Repeat exactly the lines running from the first line of the data to the line containing "Chart.register(...registerables);", both ends included, and nothing else; drop the pictures.

────────────────────────────────────────

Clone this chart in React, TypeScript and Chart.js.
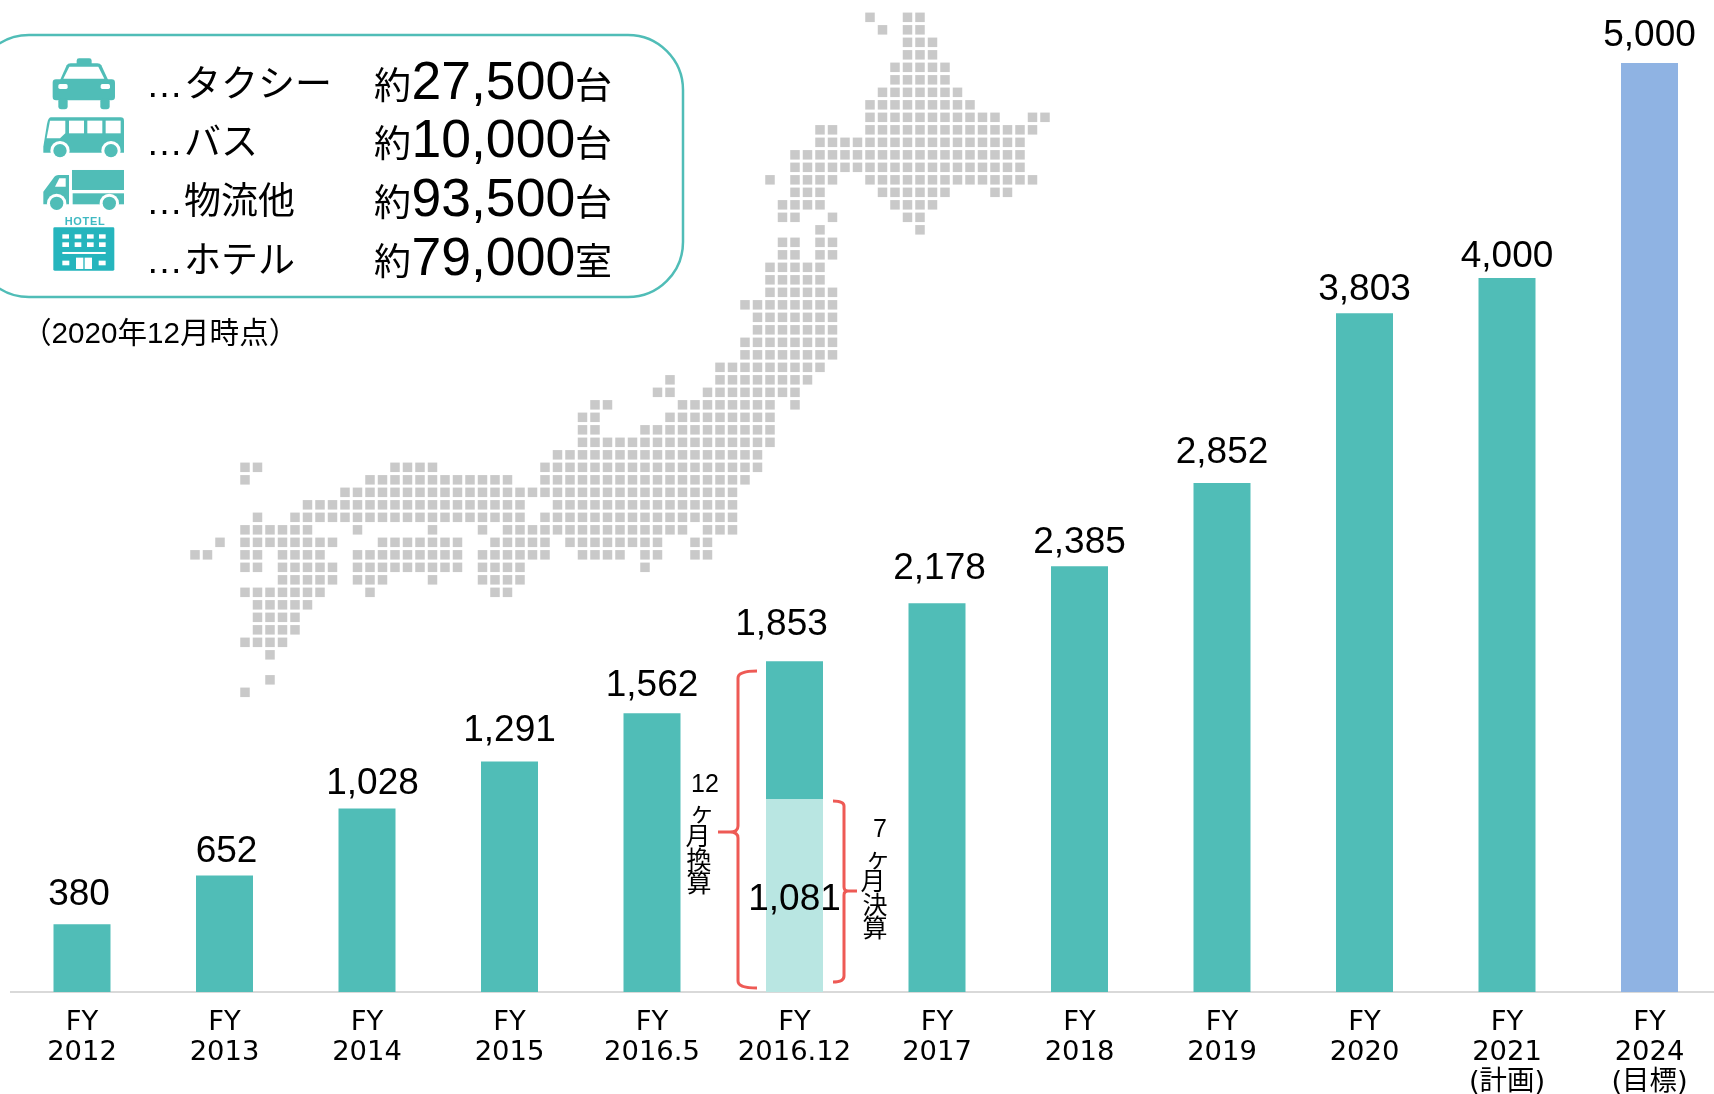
import React, { useEffect, useRef } from "react";
import { Chart, registerables } from "chart.js";

Chart.register(...registerables);

// ---- data ----
const categories: string[][] = [
  ["FY", "2012"], ["FY", "2013"], ["FY", "2014"], ["FY", "2015"], ["FY", "2016.5"], ["FY", "2016.12"],
  ["FY", "2017"], ["FY", "2018"], ["FY", "2019"], ["FY", "2020"], ["FY", "2021", "(計画)"], ["FY", "2024", "(目標)"],
];
// Printed values above each bar.
const printedValues = [380, 652, 1028, 1291, 1562, 1853, 2178, 2385, 2852, 3803, 4000, 5000];
const sevenMonthValue = 1081;
// Bar heights as drawn: in the source, the FY2024 target bar stands taller (about 5205 on the
// scale of the other bars) than its printed 5,000; FY2016.12 is split 1081 + 772.
const lowerBars = [380, 652, 1028, 1291, 1562, 1081, 2178, 2385, 2852, 3803, 4000, 5205];
const upperBars = [0, 0, 0, 0, 0, 772, 0, 0, 0, 0, 0, 0];

// Dot map of Japan: [grid row, [first column, last column], ...].
const mapRows: [number, ...[number, number][]][] = [
  [0, [8, 8], [11, 12]], [1, [9, 9], [11, 12]], [2, [11, 13]], [3, [11, 13]], [4, [10, 14]], [5, [10, 14]],
  [6, [9, 15]], [7, [8, 16]], [8, [8, 18], [21, 22]], [9, [4, 5], [8, 21]], [10, [4, 20]], [11, [2, 20]],
  [12, [2, 20]], [13, [0, 0], [2, 5], [8, 21]], [14, [2, 4], [9, 14], [18, 19]], [15, [1, 4], [10, 13]],
  [16, [1, 2], [5, 5], [11, 12]], [17, [4, 4], [12, 12]], [18, [1, 2], [4, 5]], [19, [1, 2], [4, 5]],
  [20, [0, 4]], [21, [0, 4]], [22, [0, 5]], [23, [-2, 5]], [24, [-1, 5]], [25, [-1, 5]], [26, [-2, 5]],
  [27, [-2, 5]], [28, [-4, 4]], [29, [-8, -8], [-4, 3]], [30, [-9, -8], [-5, 2]],
  [31, [-14, -13], [-7, 0], [2, 2]], [32, [-15, -14], [-8, 0]], [33, [-15, -14], [-10, 0]], [34, [-15, 0]],
  [35, [-17, -1]], [36, [-42, -41], [-30, -27], [-18, -1]], [37, [-42, -42], [-32, -21], [-18, -2]],
  [38, [-34, -3]], [39, [-37, -20], [-17, -3]], [40, [-41, -41], [-38, -20], [-18, -3]],
  [41, [-42, -37], [-33, -33], [-27, -27], [-23, -23], [-21, -7], [-5, -3]],
  [42, [-44, -44], [-42, -35], [-31, -25], [-22, -18], [-16, -9], [-6, -5]],
  [43, [-46, -45], [-42, -41], [-39, -36], [-33, -25], [-23, -18], [-15, -12], [-10, -9], [-6, -5]],
  [44, [-42, -41], [-39, -35], [-33, -25], [-23, -20], [-10, -10]],
  [45, [-39, -35], [-33, -31], [-27, -27], [-23, -20]], [46, [-42, -36], [-32, -32], [-22, -21]],
  [47, [-41, -37]], [48, [-41, -38]], [49, [-41, -38]], [50, [-42, -39]], [51, [-40, -40]],
  [53, [-40, -40]], [54, [-42, -42]],
];

const legendNames = ["タクシー", "バス", "物流他", "ホテル"];
const legendCounts = ["27,500", "10,000", "93,500", "79,000"];
const legendUnits = ["台", "台", "台", "室"];
const legendNote = "（2020年12月時点）";

// ---- layout and style ----
const CANVAS_W = 1740;
const CANVAS_H = 1094;
const PLOT_LEFT = 10.75;
const PLOT_RIGHT = 1720.75;
const PLOT_BOTTOM = 992;
const PX_PER_UNIT = 0.1785;
const CELL = 12.5;
const MAP_X0 = 770;
const MAP_Y0 = 17.33;
const TEAL = "#50bdb7";
const LIGHT = "#b9e6e2";
const BLUE = "#8fb3e3";
const RED = "#ee5a55";
const LATIN = '"Liberation Sans", "Noto Sans CJK JP", sans-serif';
const TICK_FONT = '"DejaVu Sans", "Noto Sans CJK JP", sans-serif';
// Hand placement of the value labels in the source: [horizontal shift, gap above the bar].
const labelPlacement: [number, number][] = [
  [-3, 19], [2, 14], [5.5, 14.5], [0, 21], [0, 17], [-13, 26], [2.5, 24], [0, 13], [0, 19.5], [0, 13], [0, 11], [0, 17],
];

const mapPoints = mapRows.flatMap(([row, ...spans]) =>
  spans.flatMap(([a, b]) => {
    const pts: { x: number; y: number }[] = [];
    for (let c = a; c <= b; c++) pts.push({ x: c, y: row });
    return pts;
  })
);

const valueLabels = {
  id: "valueLabels",
  afterDatasetsDraw(chart: any) {
    const { ctx, scales } = chart;
    ctx.save();
    ctx.fillStyle = "#000";
    ctx.font = `37px ${LATIN}`;
    ctx.textAlign = "center";
    ctx.textBaseline = "alphabetic";
    printedValues.forEach((v, i) => {
      const top = lowerBars[i] + upperBars[i];
      const [dx, gap] = labelPlacement[i];
      ctx.fillText(v.toLocaleString("en-US"), scales.x.getPixelForValue(i) + dx, scales.y.getPixelForValue(top) - gap);
    });
    ctx.fillText(sevenMonthValue.toLocaleString("en-US"), scales.x.getPixelForValue(5), scales.y.getPixelForValue(sevenMonthValue / 2) + 14);
    ctx.restore();
  },
};

function Wheel({ x, y }: { x: number; y: number }) {
  return (
    <g>
      <circle cx={x} cy={y} r={29} fill="#fff" />
      <circle cx={x} cy={y} r={20} fill={TEAL} />
    </g>
  );
}

function Icons() {
  const win = [187, 224, 261, 297];
  return (
    <g transform="translate(0,30) scale(0.3333)">
      {/* taxi */}
      <rect x={230} y={85} width={45} height={22} rx={7} fill={TEAL} />
      <path d="M178,155 L200,106 Q203,100 212,100 L292,100 Q301,100 304,106 L327,155 Z" fill={TEAL} />
      <path d="M190,146 L208,110 L295,110 L313,146 Z" fill="#fff" />
      <rect x={158} y={148} width={187} height={63} rx={10} fill={TEAL} />
      <rect x={175} y={205} width={28} height={33} rx={9} fill={TEAL} />
      <rect x={301} y={205} width={28} height={33} rx={9} fill={TEAL} />
      <rect x={175} y={162} width={28} height={15} rx={5} fill="#fff" />
      <rect x={302} y={162} width={28} height={15} rx={5} fill="#fff" />
      {/* bus */}
      <path d="M152,262 L362,262 Q372,262 372,272 L372,368 L130,368 L130,350 L141,282 Q145,262 152,262 Z" fill={TEAL} />
      <path d="M150,272 L196,272 L196,310 L180,325 L140,325 Z" fill="#fff" />
      <rect x={207} y={272} width={45} height={38} fill="#fff" />
      <rect x={262} y={272} width={45} height={38} fill="#fff" />
      <rect x={317} y={272} width={45} height={38} fill="#fff" />
      <Wheel x={180} y={362} />
      <Wheel x={333} y={362} />
      {/* truck */}
      <rect x={216} y={420} width={156} height={60} fill={TEAL} />
      <rect x={218} y={490} width={154} height={33} fill={TEAL} />
      <path d="M130,523 L130,485 L160,445 Q166,435 176,435 L207,435 L207,523 Z" fill={TEAL} />
      <path d="M165,470 L178,445 L197,445 L197,470 Z" fill="#fff" />
      <Wheel x={170} y={520} />
      <Wheel x={328} y={520} />
      {/* hotel */}
      <text x={255} y={584} textAnchor="middle" fontSize={33} fontWeight={700} fill="#3fb9c2" fontFamily={LATIN} letterSpacing={2}>HOTEL</text>
      <rect x={160} y={592} width={183} height={130} rx={4} fill="#25b5bd" />
      {win.map((x) => (
        <g key={x}>
          <rect x={x} y={613} width={20} height={13} fill="#fff" />
          <rect x={x} y={637} width={20} height={14} fill="#fff" />
        </g>
      ))}
      <rect x={187} y={666} width={130} height={6} fill="#fff" />
      <rect x={187} y={692} width={21} height={14} fill="#fff" />
      <rect x={296} y={692} width={21} height={14} fill="#fff" />
      <rect x={228} y={683} width={22} height={34} fill="#fff" />
      <rect x={254} y={683} width={22} height={34} fill="#fff" />
    </g>
  );
}

function Overlay() {
  const nameBaselines = [97.3, 155, 213.5, 272.5];
  const countBaselines = [98.5, 157, 216, 274.5];
  const left: [string, number, number][] = [["12", 705, 792], ["ヶ", 702, 821], ["月", 698, 845], ["換", 699, 869], ["算", 699, 892]];
  const right: [string, number, number][] = [["7", 880, 837], ["ヶ", 878, 867], ["月", 873, 890], ["決", 875, 914], ["算", 875, 937]];
  return (
    <svg width={1714} height={1094} style={{ position: "absolute", left: 0, top: 0 }} fontFamily={LATIN}>
      <rect x={-26} y={35} width={709} height={262} rx={55} fill="none" stroke={TEAL} strokeWidth={2.5} />
      <Icons />
      {legendNames.map((name, i) => (
        <text key={name} fontSize={37} fill="#000">
          <tspan x={146} y={nameBaselines[i]}>…</tspan>
          <tspan x={184} y={nameBaselines[i]}>{name}</tspan>
          <tspan x={374} y={countBaselines[i]}>約</tspan>
          <tspan x={411.5} y={countBaselines[i]} fontSize={53.5}>{legendCounts[i]}</tspan>
          <tspan x={575} y={countBaselines[i]}>{legendUnits[i]}</tspan>
        </text>
      ))}
      <text x={22} y={343} fontSize={29.6} fill="#000">{legendNote}</text>
      <path d="M757,671 Q738,671 738,678 L738,826 Q738,832 730,832 L718,832 M730,832 Q738,832 738,838 L738,981 Q738,988 757,988" fill="none" stroke={RED} strokeWidth={3} />
      <path d="M833,801 Q844,801 844,806 L844,887 Q844,891 848,891 L857,891 M848,891 Q844,891 844,895 L844,976 Q844,982 833,982" fill="none" stroke={RED} strokeWidth={3} />
      {left.concat(right).map(([t, x, y], i) => (
        <text key={i} x={x} y={y} fontSize={25} textAnchor="middle" fill="#000">{t}</text>
      ))}
    </svg>
  );
}

export default function App() {
  const ref = useRef<HTMLCanvasElement | null>(null);

  useEffect(() => {
    if (!ref.current) return;
    const yMax = PLOT_BOTTOM / PX_PER_UNIT;
    const chart = new Chart(ref.current, {
      type: "bar",
      data: {
        labels: categories as any,
        datasets: [
          {
            label: "results",
            data: lowerBars,
            backgroundColor: lowerBars.map((_, i) => (i === 5 ? LIGHT : i === 11 ? BLUE : TEAL)),
            grouped: false,
            barPercentage: 0.4,
            categoryPercentage: 1,
            order: 1,
          },
          {
            label: "12-month conversion",
            data: upperBars,
            backgroundColor: TEAL,
            grouped: false,
            barPercentage: 0.4,
            categoryPercentage: 1,
            order: 1,
          },
          {
            label: "map",
            type: "scatter",
            data: mapPoints,
            xAxisID: "mapX",
            yAxisID: "mapY",
            pointStyle: "rect",
            pointRadius: 6.72,
            pointBorderWidth: 0,
            backgroundColor: "#c9c9c9",
            order: 5,
            clip: false,
          } as any,
        ],
      },
      plugins: [valueLabels],
      options: {
        animation: false,
        responsive: false,
        events: [],
        layout: { autoPadding: false, padding: { left: PLOT_LEFT, right: CANVAS_W - PLOT_RIGHT, top: 0, bottom: 0 } },
        plugins: { legend: { display: false }, tooltip: { enabled: false } },
        scales: {
          x: {
            type: "category",
            stacked: true,
            offset: true,
            grid: { display: false, drawTicks: false },
            border: { color: "#d9d9d9", width: 2 },
            afterFit(scale: any) {
              scale.height = CANVAS_H - PLOT_BOTTOM;
            },
            ticks: {
              autoSkip: false,
              maxRotation: 0,
              minRotation: 0,
              padding: 16,
              color: "#000",
              font: { family: TICK_FONT, size: 27.4, lineHeight: 30 / 27.4 },
            },
          },
          y: { display: false, stacked: true, min: 0, max: yMax },
          mapX: {
            type: "linear",
            axis: "x",
            offset: false,
            display: false,
            min: (PLOT_LEFT - MAP_X0) / CELL,
            max: (PLOT_RIGHT - MAP_X0) / CELL,
          },
          mapY: {
            type: "linear",
            axis: "y",
            offset: false,
            display: false,
            reverse: true,
            min: -MAP_Y0 / CELL,
            max: (PLOT_BOTTOM - MAP_Y0) / CELL,
          },
        },
      } as any,
    });
    return () => chart.destroy();
  }, []);

  return (
    <div style={{ position: "absolute", left: 0, top: 0, width: 1714, height: 1094, overflow: "hidden", background: "#fff" }}>
      <canvas ref={ref} width={CANVAS_W} height={CANVAS_H} style={{ display: "block", width: CANVAS_W, height: CANVAS_H }} />
      <Overlay />
    </div>
  );
}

────────────────────────────────────────

**COMPLETE ANSWER:**
Clone this chart in React, TypeScript and Chart.js.
import React, { useEffect, useRef } from "react";
import { Chart, registerables } from "chart.js";

Chart.register(...registerables);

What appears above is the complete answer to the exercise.